The ‘notorious’ 1978 Constitution which has been haunting the nation ever since, basically left the aforesaid ‘1972’ changes intact,, in addition to many other substantive changes, and is deemed to be at the root of Sri Lanka’s present crisis of governmentality, and responsible for much of the country’s ills, enabling the corruption and politicization of public administration, the police force, and contributing directly to the erosion of press freedom and the general climate of violence, lawlessness, and fear. As subsequent history has shown, these provided a fertile breeding ground for political dissent and for agitation and violence.

What Dr. Wickramaratne quotes from the proposals made in this regard in the Majority Report will be relevant to new constitution making :‘The People of Sri Lanka shall be described in the Constitution as being composed of “the constituent peoples of Sri Lanka”. The right of every constituent people to develop its own language, to develop and promote its culture and to preserve its history and the right to its due share of State power including the right to due representation in institutions of government shall be recognised without in any way weakening the common Sri Lankan identity. He adds , ‘To ensure the supremacy of the Constitution, all action inconsistent with the Constitution must be considered void. Post enactment judicial review is a must.

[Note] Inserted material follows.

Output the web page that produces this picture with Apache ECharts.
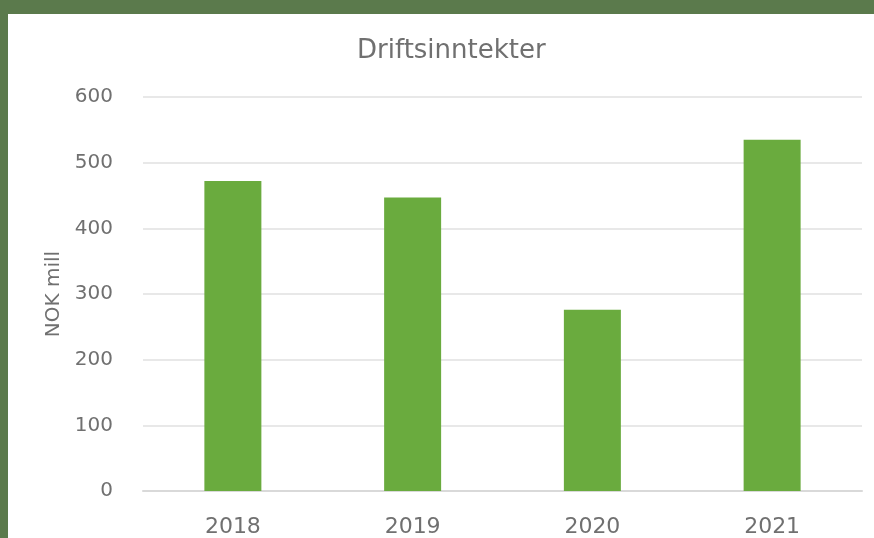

The fundamental rights chapter should be consistent with Sri Lanka’s international human rights obligations and should also include social, economic, cultural, group, women’s and children’s rights apart from strengthening civil and political rights. Remedies for infringement of fundamental rights should be easily available and be efficacious. These are but some of the essential features of a future Constitution of a united, peaceful and democratic Sri Lanka’

As Nehru said, ‘the Constitution is after all some kind of legal body given to the ways of Government and the life of the people. A Constitution if it is out of touch with the people’s life, aims and aspirations, becomes rather empty: if it falls behind those aims, it drags the people down. It should be something ahead to keep people’s eyes and minds made up to a certain high mark’. But a mere constitution itself, however great it may be ,will not be of any viable use, if those in power chose to ignore its’ nuances and spirit. Lord Soulbury too, in 1963 admitted this fact with regard to Constitution he spearheaded , thus: ‘As Sir Charles Jeffries has put it… ‘the Soulbury Constitution… had entrenched in it all the protective provisions for minorities that the wit of man could devise’.. Nevertheless, in the light of later happenings, I now think it is a pity the Commission did not also recommend the entrenchment in the Constitution of guarantees of fundamental rights… (However)… the reconciliation … will depend not on constitutional guarantees but on the goodwill, common sense and humanity of the Government in power and the people who elect it.”

What Prof. Marasinghe said in 2003 in foresight was true : ‘We have reached such a stage here in Sri Lanka, where it has now become necessary to arrive at a constitutional settlement which would not only provide cast iron constitutional guarantees to all persons equally, which human ingenuity could devise, but also provide the legal institutions that could protect and enforce those guarantees. Unless that is achieved now, this nation would have lost yet another opportunity to solve its ethnic conflict which might in its next phase wrench the country apart’. Do we need any more ethnic conflagrations, which will sow more discord and hatred among communities, to wake up?